Gambe lunghe per correre lieve.
La testa leggera in questi giorni di tempesta. Non i primi, vista l’età ho già navigato in acque burrascose. Anzi, a dirla tutta, mi sembra di aver attraversato più tempeste che bonacce.
Non mi sono mai piaciute le cose semplici e la vita sembra assecondare il ritmo interiore di ognuno di noi.
Si corre rispettando il fiato, anche quando sembra non essercene più, arriva un momento in cui l’ossigeno torna a bruciare nei polmoni. La pelle si fa rosa e tutto riprende la giusta velocità.

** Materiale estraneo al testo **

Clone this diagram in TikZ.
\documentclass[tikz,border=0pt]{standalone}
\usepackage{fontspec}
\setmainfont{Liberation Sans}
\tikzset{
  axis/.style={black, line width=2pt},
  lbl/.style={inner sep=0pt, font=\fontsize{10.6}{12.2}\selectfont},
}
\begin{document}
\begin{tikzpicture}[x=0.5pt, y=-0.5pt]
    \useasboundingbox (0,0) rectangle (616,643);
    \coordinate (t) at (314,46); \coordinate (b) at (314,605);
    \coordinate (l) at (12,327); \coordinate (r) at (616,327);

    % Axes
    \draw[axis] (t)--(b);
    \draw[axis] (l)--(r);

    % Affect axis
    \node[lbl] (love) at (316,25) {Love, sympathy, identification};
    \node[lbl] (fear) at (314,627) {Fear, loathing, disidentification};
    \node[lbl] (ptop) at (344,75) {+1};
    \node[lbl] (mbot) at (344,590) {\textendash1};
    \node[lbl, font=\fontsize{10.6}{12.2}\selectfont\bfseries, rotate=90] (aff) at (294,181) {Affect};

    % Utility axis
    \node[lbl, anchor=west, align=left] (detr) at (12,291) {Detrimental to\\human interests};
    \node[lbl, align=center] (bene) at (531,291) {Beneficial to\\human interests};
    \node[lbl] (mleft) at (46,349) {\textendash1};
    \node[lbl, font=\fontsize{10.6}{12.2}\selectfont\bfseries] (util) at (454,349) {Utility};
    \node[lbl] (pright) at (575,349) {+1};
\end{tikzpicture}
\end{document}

“Rapolina, getta giù la tua treccina!”
E’ questa la mia frase taumaturgica. La mia via di fuga dalle nevrosi e dalle paura. Dal nero di corridoi che sembrano infiniti. Dalle difficoltà economiche, di salute o di cuore che la vita mi mette davanti come macigni grigi ed enormi. Monoliti di ossidiana apparentemente invalicabili.

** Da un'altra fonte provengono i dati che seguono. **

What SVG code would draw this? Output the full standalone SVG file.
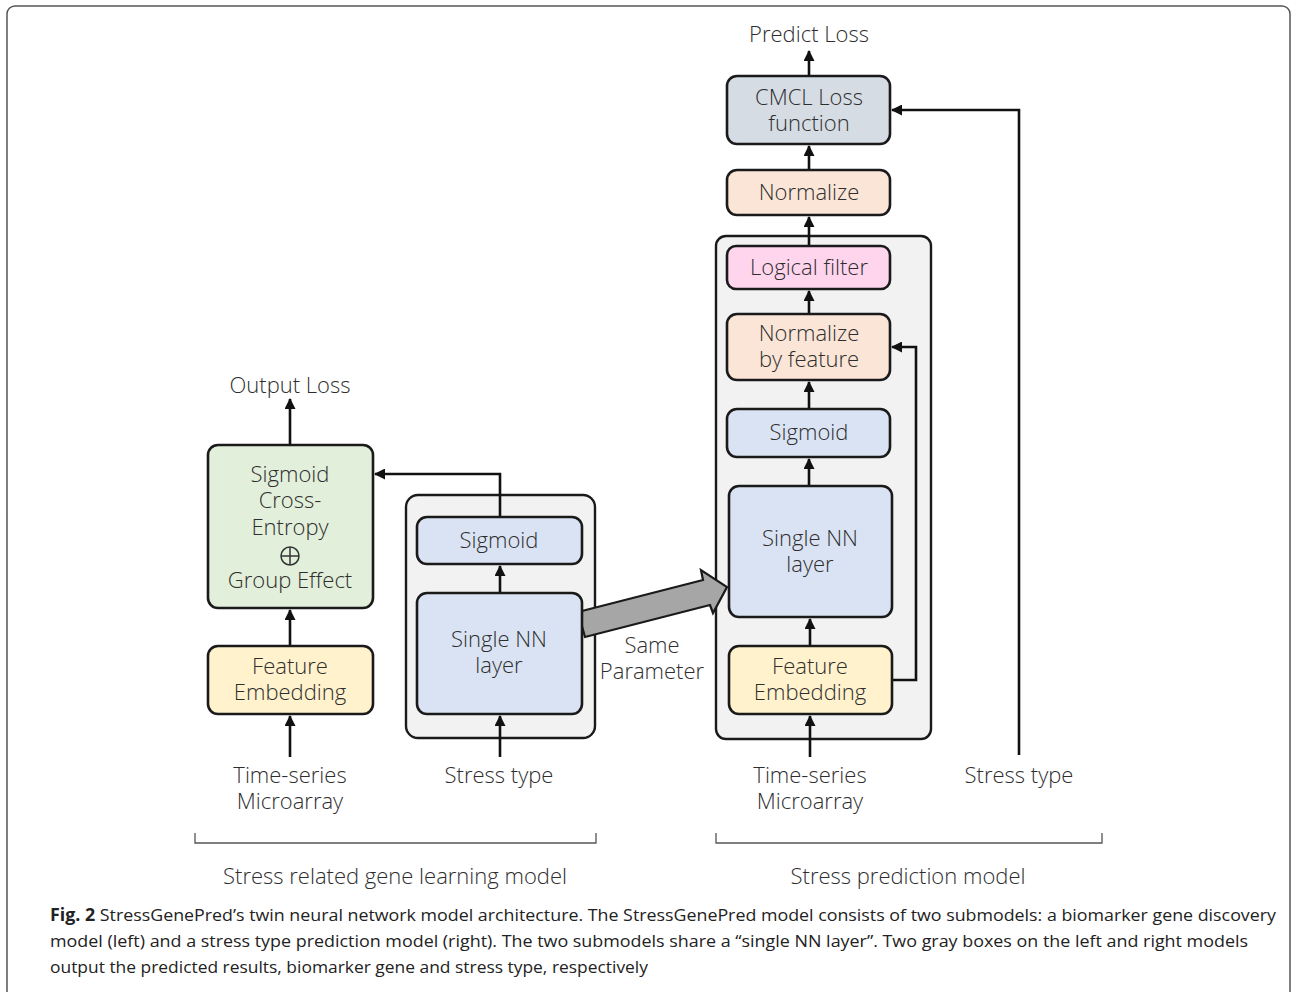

Sono morta e risorta e non sto correndo il rischio di essere blasfema. Sono morta e risorta per malattia. Sono arrivata a sparire consumata da una malattia inguaribile. Ho sputato veleno nelle pieghe del mio corpo ferito.
Ho sofferto dolori verdi vomito. Emanato odori che il mio corpo non riconosceva come umani. Camminato alle 3 del mattino per corridoi vuoti di un grande ospedale. Ho rincorso il mio fantasma e l’ho riacciuffato per il bordo delle ciabattine di cotone rosa che strusciavano deboli passi su un pavimento di linoleum verde.
Sono stata tutto questo con i muscoli fermi, le ossa tremanti attaccate allo strato più superficiale della pelle e gli occhi neri truccati di un seducente alone blu. Eppure sono qui. Sono qui anche oggi che c’è da combattere ancora e alcune notti vorrei solo gridare perché non c’è comprensione che possa toccare il mio cuore. Sono sola come tutti del resto. Sola davanti e dentro la vita.
Ho le gambe lunghe e corro lieve. Ho imparato che “staccare” è importante e, a volte, il mio avversario rimane dietro e la linea d’arrivo inizia ad intravedersi all’orizzonte.